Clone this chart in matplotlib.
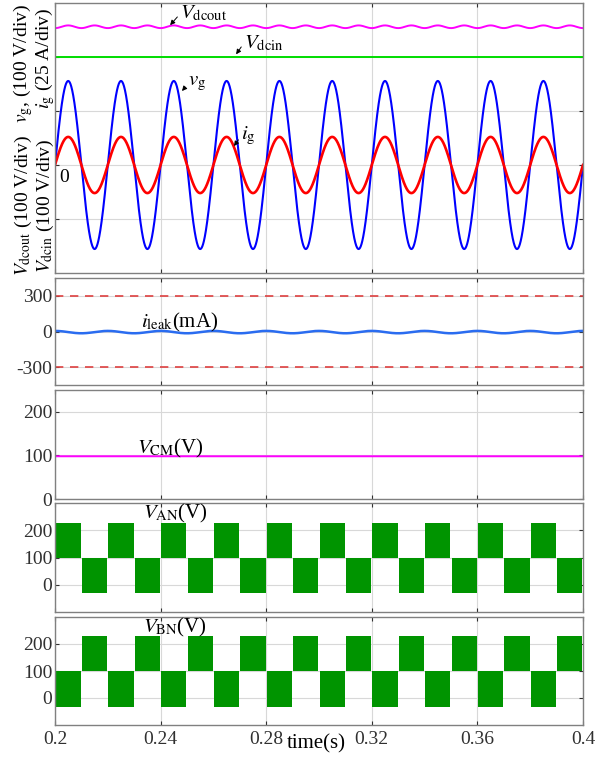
# Formes d'onde : tensions DC, reseau, courant de fuite, mode commun, VAN/VBN

import numpy as np
import matplotlib.pyplot as plt

plt.rcParams['font.family'] = ['Liberation Serif', 'DejaVu Serif']
plt.rcParams['mathtext.fontset'] = 'stix'
plt.rcParams['axes.unicode_minus'] = False

# Valeurs
f_grid = 50.0            # Hz
vg_peak = 155.6          # V
ig_peak = 13.0           # A
vdcin = 200.0            # V
vdcout_mean = 256.0      # V
vdcout_ripple = 2.5      # V (a 100 Hz)
ileak_mean = -5.0        # mA
ileak_ripple = 10.0      # mA
vcm_level = 98.0         # V
ileak_limit = [300, -300]

# niveaux des blocs VAN / VBN (une demi-periode chacun)
half_start = [0.20 + 0.01 * k for k in range(20)]
van_low = [100, -32] * 10
van_high = [228, 100] * 10
vbn_low = [-32, 100] * 10
vbn_high = [100, 228] * 10

xticks = [0.2, 0.24, 0.28, 0.32, 0.36, 0.4]
xticklabels = ['0.2', '0.24', '0.28', '0.32', '0.36', '0.4']

t = np.linspace(0.2, 0.4, 4001)
w = 2 * np.pi * f_grid
vg = vg_peak * np.sin(w * (t - 0.2))
ig = ig_peak * np.sin(w * (t - 0.2))
vdout = vdcout_mean - vdcout_ripple * np.cos(2 * w * (t - 0.2))
vdin = np.full_like(t, vdcin)
ileak = ileak_mean + ileak_ripple * np.cos(w * (t - 0.2))
vcm = np.full_like(t, vcm_level)

fig = plt.figure(figsize=(6.08, 7.58), dpi=100)
W, H = 608.0, 758.0
x0, x1 = 55, 583
def make_ax(top, bot):
    return fig.add_axes([x0 / W, 1 - bot / H, (x1 - x0) / W, (bot - top) / H])

ax1 = make_ax(3, 273)
ax2 = make_ax(278, 385)
ax3 = make_ax(390, 499)
ax4 = make_ax(503, 612)
ax5 = make_ax(617, 725)
axes = [ax1, ax2, ax3, ax4, ax5]

for ax in axes:
    ax.set_xlim(0.2, 0.4)
    ax.set_xticks(xticks)
    ax.set_xticklabels([])
    ax.grid(True, color='#d8d8d8', lw=0.8)
    ax.set_axisbelow(True)
    ax.tick_params(direction='in', length=3, pad=2, labelsize=14,
                   colors='#303030', top=True, right=True)
    for s in ax.spines.values():
        s.set_color('#808080')
        s.set_linewidth(1.0)

# --- panneau 1 (en divisions) ---
ax1.plot(t, vdout / 100, color='#ff00ff', lw=1.4)
ax1.plot(t, vdin / 100, color='#00dd00', lw=1.4)
ax1.plot(t, vg / 100, color='#0000ff', lw=1.5)
ax1.plot(t, ig / 25, color='#ff0000', lw=1.9)
ax1.set_ylim(-2, 3)
ax1.set_yticks([-1, 0, 1, 2])
ax1.set_yticklabels([])
ax1.text(0.2015, -0.08, '0', fontsize=14, ha='left', va='top')

arr = dict(arrowstyle='-|>', color='k', lw=0.7, mutation_scale=7,
           shrinkA=0, shrinkB=0, relpos=(0, 0.5))
ax1.annotate(r'$V_{\mathrm{dcout}}$', xy=(0.2436, 2.59), xytext=(0.2474, 2.80),
             fontsize=15, va='center', arrowprops=arr)
ax1.annotate(r'$V_{\mathrm{dcin}}$', xy=(0.2686, 2.05), xytext=(0.2716, 2.26),
             fontsize=15, va='center', arrowprops=arr)
ax1.annotate(r'$v_{\mathrm{g}}$', xy=(0.2481, 1.37), xytext=(0.2504, 1.50),
             fontsize=15, va='center', arrowprops=arr)
ax1.annotate(r'$i_{\mathrm{g}}$', xy=(0.2678, 0.35), xytext=(0.2705, 0.54),
             fontsize=15, va='center', arrowprops=arr)

# etiquettes verticales a gauche (deux colonnes)
fig.text(23 / W, 1 - 64 / H, r'$v_{\mathrm{g}}$, (100 V/div)', rotation=90,
         fontsize=14, ha='center', va='center')
fig.text(45 / W, 1 - 58 / H, r'$i_{\mathrm{g}}$ (25 A/div)', rotation=90,
         fontsize=14, ha='center', va='center')
fig.text(23 / W, 1 - 206 / H, r'$V_{\mathrm{dcout}}$ (100 V/div)', rotation=90,
         fontsize=14, ha='center', va='center')
fig.text(45 / W, 1 - 206 / H, r'$V_{\mathrm{dcin}}$ (100 V/div)', rotation=90,
         fontsize=14, ha='center', va='center')

# --- panneau 2 : courant de fuite ---
for lim in ileak_limit:
    ax2.axhline(lim, color='#dd4040', lw=1.2, ls=(0, (5, 4)))
ax2.plot(t, ileak, color='#2a6cf0', lw=1.8)
ax2.set_ylim(-450, 450)
ax2.set_yticks([-300, 0, 300])
ax2.set_yticklabels(['-300', '0', '300'])
ax2.text(0.2473, 80, r'$i_{\mathrm{leak}}$(mA)', fontsize=15, ha='center', va='center')

# --- panneau 3 : mode commun ---
ax3.plot(t, vcm, color='#ff00ff', lw=1.4)
ax3.set_ylim(0, 250)
ax3.set_yticks([0, 100, 200])
ax3.set_yticklabels(['0', '100', '200'])
ax3.text(0.2435, 117, r'$V_{\mathrm{CM}}$(V)', fontsize=15, ha='center', va='center')

# --- panneaux 4 et 5 : VAN / VBN ---
centers = [s + 0.005 for s in half_start]
ax4.bar(centers, np.array(van_high) - np.array(van_low), width=0.0096,
        bottom=van_low, color='#009400', edgecolor='none')
ax5.bar(centers, np.array(vbn_high) - np.array(vbn_low), width=0.0096,
        bottom=vbn_low, color='#009400', edgecolor='none')
for ax, lab, ty in [(ax4, r'$V_{\mathrm{AN}}$(V)', 262), (ax5, r'$V_{\mathrm{BN}}$(V)', 262)]:
    ax.set_ylim(-100, 300)
    ax.set_yticks([0, 100, 200])
    ax.set_yticklabels(['0', '100', '200'])
    ax.text(0.2455, ty, lab, fontsize=15, ha='center', va='center')

ax5.set_xticklabels(xticklabels)
ax5.tick_params(axis='x', pad=4)
fig.text(316 / W, 1 - 744 / H, 'time(s)', fontsize=15, ha='center', va='center')

fig.savefig('out.png', dpi=100)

----

> **Required work**:
Omit every picture, then repeat the remaining data exactly as it appears above.

> **Correct result**:
Clone this chart in matplotlib.
# Formes d'onde : tensions DC, reseau, courant de fuite, mode commun, VAN/VBN

import numpy as np
import matplotlib.pyplot as plt

plt.rcParams['font.family'] = ['Liberation Serif', 'DejaVu Serif']
plt.rcParams['mathtext.fontset'] = 'stix'
plt.rcParams['axes.unicode_minus'] = False

# Valeurs
f_grid = 50.0            # Hz
vg_peak = 155.6          # V
ig_peak = 13.0           # A
vdcin = 200.0            # V
vdcout_mean = 256.0      # V
vdcout_ripple = 2.5      # V (a 100 Hz)
ileak_mean = -5.0        # mA
ileak_ripple = 10.0      # mA
vcm_level = 98.0         # V
ileak_limit = [300, -300]

# niveaux des blocs VAN / VBN (une demi-periode chacun)
half_start = [0.20 + 0.01 * k for k in range(20)]
van_low = [100, -32] * 10
van_high = [228, 100] * 10
vbn_low = [-32, 100] * 10
vbn_high = [100, 228] * 10

xticks = [0.2, 0.24, 0.28, 0.32, 0.36, 0.4]
xticklabels = ['0.2', '0.24', '0.28', '0.32', '0.36', '0.4']

t = np.linspace(0.2, 0.4, 4001)
w = 2 * np.pi * f_grid
vg = vg_peak * np.sin(w * (t - 0.2))
ig = ig_peak * np.sin(w * (t - 0.2))
vdout = vdcout_mean - vdcout_ripple * np.cos(2 * w * (t - 0.2))
vdin = np.full_like(t, vdcin)
ileak = ileak_mean + ileak_ripple * np.cos(w * (t - 0.2))
vcm = np.full_like(t, vcm_level)

fig = plt.figure(figsize=(6.08, 7.58), dpi=100)
W, H = 608.0, 758.0
x0, x1 = 55, 583
def make_ax(top, bot):
    return fig.add_axes([x0 / W, 1 - bot / H, (x1 - x0) / W, (bot - top) / H])

ax1 = make_ax(3, 273)
ax2 = make_ax(278, 385)
ax3 = make_ax(390, 499)
ax4 = make_ax(503, 612)
ax5 = make_ax(617, 725)
axes = [ax1, ax2, ax3, ax4, ax5]

for ax in axes:
    ax.set_xlim(0.2, 0.4)
    ax.set_xticks(xticks)
    ax.set_xticklabels([])
    ax.grid(True, color='#d8d8d8', lw=0.8)
    ax.set_axisbelow(True)
    ax.tick_params(direction='in', length=3, pad=2, labelsize=14,
                   colors='#303030', top=True, right=True)
    for s in ax.spines.values():
        s.set_color('#808080')
        s.set_linewidth(1.0)

# --- panneau 1 (en divisions) ---
ax1.plot(t, vdout / 100, color='#ff00ff', lw=1.4)
ax1.plot(t, vdin / 100, color='#00dd00', lw=1.4)
ax1.plot(t, vg / 100, color='#0000ff', lw=1.5)
ax1.plot(t, ig / 25, color='#ff0000', lw=1.9)
ax1.set_ylim(-2, 3)
ax1.set_yticks([-1, 0, 1, 2])
ax1.set_yticklabels([])
ax1.text(0.2015, -0.08, '0', fontsize=14, ha='left', va='top')

arr = dict(arrowstyle='-|>', color='k', lw=0.7, mutation_scale=7,
           shrinkA=0, shrinkB=0, relpos=(0, 0.5))
ax1.annotate(r'$V_{\mathrm{dcout}}$', xy=(0.2436, 2.59), xytext=(0.2474, 2.80),
             fontsize=15, va='center', arrowprops=arr)
ax1.annotate(r'$V_{\mathrm{dcin}}$', xy=(0.2686, 2.05), xytext=(0.2716, 2.26),
             fontsize=15, va='center', arrowprops=arr)
ax1.annotate(r'$v_{\mathrm{g}}$', xy=(0.2481, 1.37), xytext=(0.2504, 1.50),
             fontsize=15, va='center', arrowprops=arr)
ax1.annotate(r'$i_{\mathrm{g}}$', xy=(0.2678, 0.35), xytext=(0.2705, 0.54),
             fontsize=15, va='center', arrowprops=arr)

# etiquettes verticales a gauche (deux colonnes)
fig.text(23 / W, 1 - 64 / H, r'$v_{\mathrm{g}}$, (100 V/div)', rotation=90,
         fontsize=14, ha='center', va='center')
fig.text(45 / W, 1 - 58 / H, r'$i_{\mathrm{g}}$ (25 A/div)', rotation=90,
         fontsize=14, ha='center', va='center')
fig.text(23 / W, 1 - 206 / H, r'$V_{\mathrm{dcout}}$ (100 V/div)', rotation=90,
         fontsize=14, ha='center', va='center')
fig.text(45 / W, 1 - 206 / H, r'$V_{\mathrm{dcin}}$ (100 V/div)', rotation=90,
         fontsize=14, ha='center', va='center')

# --- panneau 2 : courant de fuite ---
for lim in ileak_limit:
    ax2.axhline(lim, color='#dd4040', lw=1.2, ls=(0, (5, 4)))
ax2.plot(t, ileak, color='#2a6cf0', lw=1.8)
ax2.set_ylim(-450, 450)
ax2.set_yticks([-300, 0, 300])
ax2.set_yticklabels(['-300', '0', '300'])
ax2.text(0.2473, 80, r'$i_{\mathrm{leak}}$(mA)', fontsize=15, ha='center', va='center')

# --- panneau 3 : mode commun ---
ax3.plot(t, vcm, color='#ff00ff', lw=1.4)
ax3.set_ylim(0, 250)
ax3.set_yticks([0, 100, 200])
ax3.set_yticklabels(['0', '100', '200'])
ax3.text(0.2435, 117, r'$V_{\mathrm{CM}}$(V)', fontsize=15, ha='center', va='center')

# --- panneaux 4 et 5 : VAN / VBN ---
centers = [s + 0.005 for s in half_start]
ax4.bar(centers, np.array(van_high) - np.array(van_low), width=0.0096,
        bottom=van_low, color='#009400', edgecolor='none')
ax5.bar(centers, np.array(vbn_high) - np.array(vbn_low), width=0.0096,
        bottom=vbn_low, color='#009400', edgecolor='none')
for ax, lab, ty in [(ax4, r'$V_{\mathrm{AN}}$(V)', 262), (ax5, r'$V_{\mathrm{BN}}$(V)', 262)]:
    ax.set_ylim(-100, 300)
    ax.set_yticks([0, 100, 200])
    ax.set_yticklabels(['0', '100', '200'])
    ax.text(0.2455, ty, lab, fontsize=15, ha='center', va='center')

ax5.set_xticklabels(xticklabels)
ax5.tick_params(axis='x', pad=4)
fig.text(316 / W, 1 - 744 / H, 'time(s)', fontsize=15, ha='center', va='center')

fig.savefig('out.png', dpi=100)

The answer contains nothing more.